By winning every six-on-six matchup decisively, starting with defenseman Joe Fletcher blanketing Wells Stanwick (one assist) and continuing with a defensive midfield (long-stick Scott Ratliff and short-sticks Pat Laconi and Hawkins) that induced an 0-for-23 shutout of Hopkins midfielders, Loyola held the Blue Jays (8-5) scoreless for the game's final 29:19.
"We didn't see anything we weren't expecting. Nothing caught us off guard," said Ratliff, who leads a potent defensive midfield with 13 goals, yet did not take a shot on Saturday while dominating the Blue Jays' Rob Guida (0-for-9).

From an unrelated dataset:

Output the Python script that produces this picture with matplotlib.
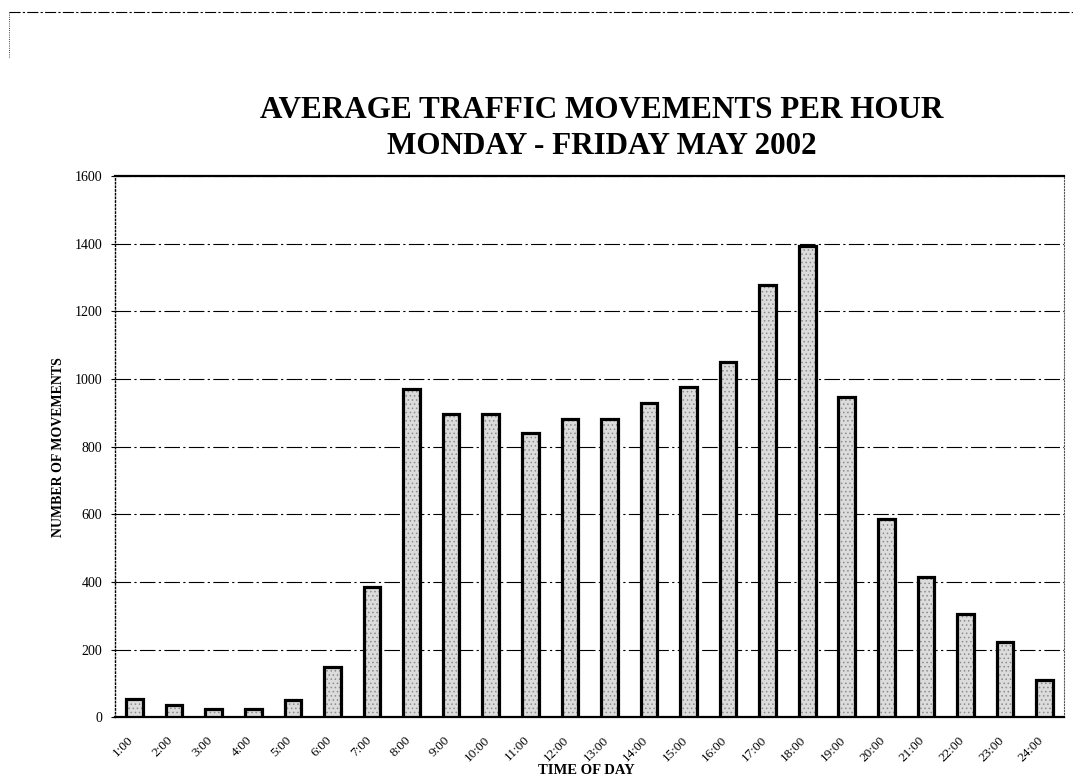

"If you had told me we were going to hold [Loyola] to eight goals, I would have thought we were going to win," said a dejected Johns Hopkins coach Dave Pietramala. "When you win more faceoffs, take more shots and win more ground balls, I'd like to think we're going to win. Today is not the first time that has happened. The moment was right in front of us, and we didn't seize it."
The Blue Jays wasted an excellent effort from their defense. Senior Tucker Durkin tied up Loyola attackman Justin Ward (one assist) from the opening whistle. Senior goalie Pierce Bassett made 12 saves. They wasted another great day from senior specialist Mike Poppleton, who won 11 of 15 faceoffs and scored a goal off of one victory and nearly had two more.
Now, Hopkins stands squarely on the wrong side of NCAA tournament bubble.
"There are expectations placed on you here. Those expectations are to make the NCAA playoffs and to compete for a national championship. I am disappointed and frustrated that we find ourselves in this position," Pietramala said. "But you are what your record says you are. If we take advantage of our opportunities, we're not having this conversation."
Ratliff said the Greyhounds feel elated by breaking through the Hopkins barrier, but they are taking nothing for granted with another ECAC title in their sights.
"I think we're still focused on needing that AQ," Ratliff said. "With the way college lacrosse has been this year, there's so much parity that we'd rather not sit around all day [on Selection Sunday] worrying about [making the NCAAs]. We want to win out and give our fans another home game."